Bernard Bailyn, the historian who revolutionized the study of the American Revolution, has died at the age of 97. Beginning in the 1960s he revived interest in the study of the Revolution and challenged interpretations that focused on economic self-interest. “Burrowing himself in 18th-century source materials,” the Washington Post writes, “Dr. Bailyn used pre-revolutionary political pamphlets to portray the colonists as deeply principled and driven by radical ideas about republicanism and liberty in the face of encroaching British power.”

Bailyn took seriously what the colonists wrote. And what he found, as he read through pamphlets and newspaper essays, was that “it was a fundamental distrust of government power that led them to throw off the colonial yoke.” Indeed, drawing on the “opposition” writers of England, they displayed a deeply libertarian view of the world. If you’ve ever wondered how the Cato Institute got its name, consider this line from Bailyn’s pathbreaking book The Ideological Origins of the American Revolution: “To the colonists the most important of these publicists and intellectual middlemen were those spokesmen for extreme libertarianism, John Trenchard (1662–1723) and Thomas Gordon (d. 1750),” who published newspaper essays in the early 1720s signed Cato and later published in book form as Cato’s Letters. “The writings of Trenchard and Gordon ranked with the treatises of Locke as the most authoritative statement of the nature of political liberty and above Locke as an exposition of the social sources of the threats it faced.”

I particularly like this summary quotation from Bailyn’s essay “The Central Themes of the American Revolution: An Interpretation” in Stephen G. Kurtz and James H. Hutson, eds., Essays on the American Revolution, which I have quoted in The Libertarian Mind and elsewhere:

[T]he major themes of eighteenth-century radical libertarianism [were] brought to realization here. The first is the belief that power is evil, a necessity perhaps but an evil necessity; that it is infinitely corrupting; and that it must be controlled, limited, restricted in every way compatible with a minimum of civil order. Written constitutions; the separation of powers; bills of rights; limitations on executives, on legislatures, and courts; restrictions on the right to coerce and wage war—all express the profound distrust of power that lies at the ideological heart of the American Revolution and that has remained with us as a permanent legacy ever after.

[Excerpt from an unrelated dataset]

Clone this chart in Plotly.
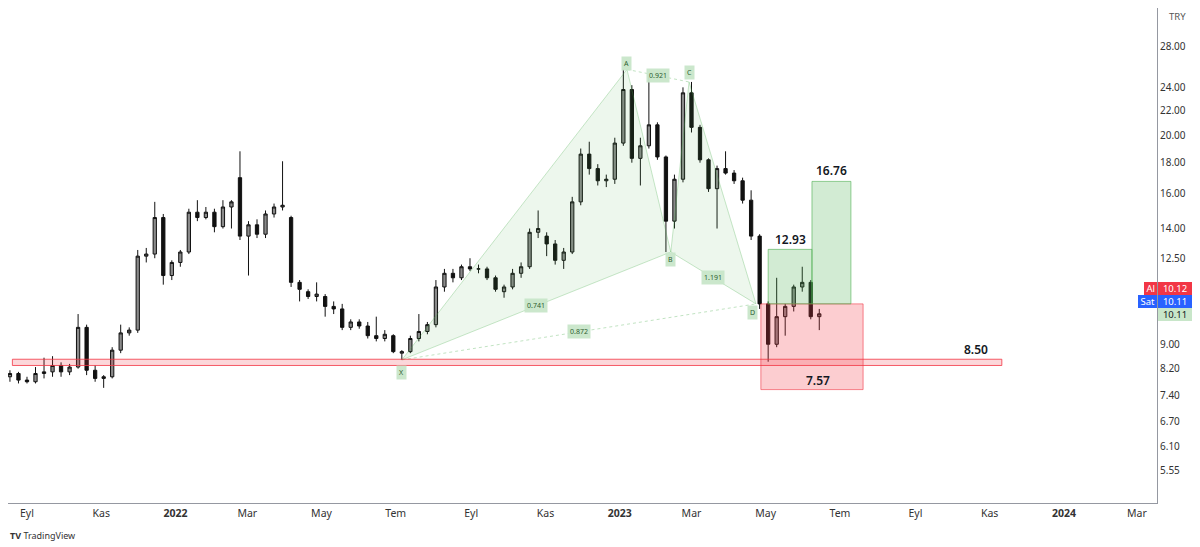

Bailyn won both the Bancroft Prize for American history and the Pulitzer Prize for The Ideological Origins of the American Revolution, and another Pulitzer for Voyagers to the West, a demographic study and social history of early British immigration to the United States. His graduate students at Harvard included such distinguished historians as Gordon Wood, Jack Rakove, Pauline Maier, and Mary Beth Norton.

In 1998 I had the privilege of attending his Jefferson Lecture sponsored by the National Endowment of Humanities, where he considered the Founders as “provincials” living on the outer borderlands of an Atlantic civilization whose heartlands were the metropolitan centers of England, France, the Netherlands, the German states, and Spain.” He called them “one of the most creative groups in modern history” and contrasted their relatively modest art and architecture to the splendors of the English nobility and aristocracy. You can read his text here, but the slides he used in the lecture—of portraits and great houses—added a great deal to his meaning and are unfortunately not included here. You can also find a version of the lecture in his book To Begin the World Anew, with small black-and-white images that have much less impact than the resplendent images he used at the lecture.